Lessons from 2 Million Machine Learning Models on Kaggle
Lessons from Kaggle competitions, including why XG Boosting is the top method for structured problems, Neural Networks and deep learning dominate unstructured problems (visuals, text, sound), and 2 types of problems for which Kaggle is suitable.
By Vasyl Harasymiv, Senior Data Scientist at GrubHub.
Here is a summary of Anthony Goldbloom presentation at the Data Science Chicago Meetup, Nov 2 2015.

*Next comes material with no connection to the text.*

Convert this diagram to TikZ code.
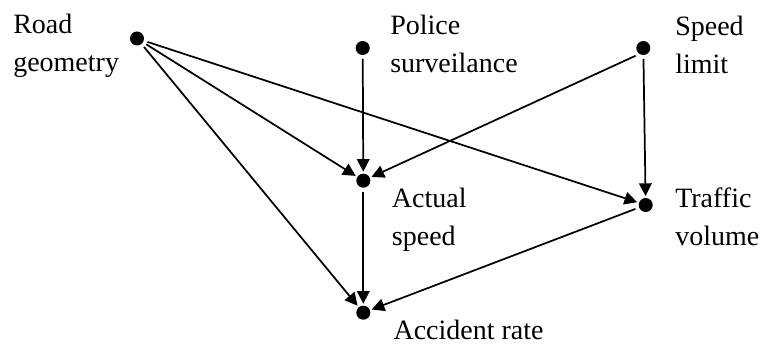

Nice to see Anthony coming from financial statistics/econometrics (he mentioned his first job was with the Reserve Bank of Australia). Some interesting points mentioned:
- XG Boosting is the engine of choice for structured problems (where feature manufacturing is the key). Now available as python package. Behind XG are the typical suspects - Random Forest and Gradient Boosted Trees. However, hyper parameter tuning is only the few % accuracy points improvement on top, the major breakthroughs in predictive power come from feature manufacturing;
- Feature manufacturing for structured problems is the key process (or otherwise random permutation of features to find most predictive/telling combination) either by iteratively trying various approaches (as do thousands of individual contributions to Kaggle.com competition) or in an automatic fashion (as done by DataRobot. BTW, DataRobot is based partially in Boston and partially in Ukraine). Some Amazon engineers who attended from Seattle commented they are building a platform which would iteratively try to permute features to randomly (aka "genetic algorithm" fashion) find best features for structured problems, too;
- For unstructured problems (visuals, text, sound) - Neural Networks run the show (and their deep learning - auto feature extracting - and variants of those). Great example was application of NN to Diabetic Retinopathy problem at Kaggle.com which surpassed in accuracy commercially available products;
- Kaggle.com is really suitable for two types of problems:
- A problem solved now for which a more accurate solution is highly desirable - any fraction % accuracy turns into millions of $ (e.g. loan default rate prediction) or
- Problems which were never tackled by machine learning in order to see if ML can help solve them (e.g. EEG readings to predict epilepsy);
- Don't expect data scientists to perform best in the office! Anthony mentioned his first successful 24h data science hackathon when his senior was guiding him 5 min, coding himself for 15 min and then playing basketball for 40 min each hour. Personally, I find walking, gardening and running are great creativity boosters. How will you work tomorrow? :)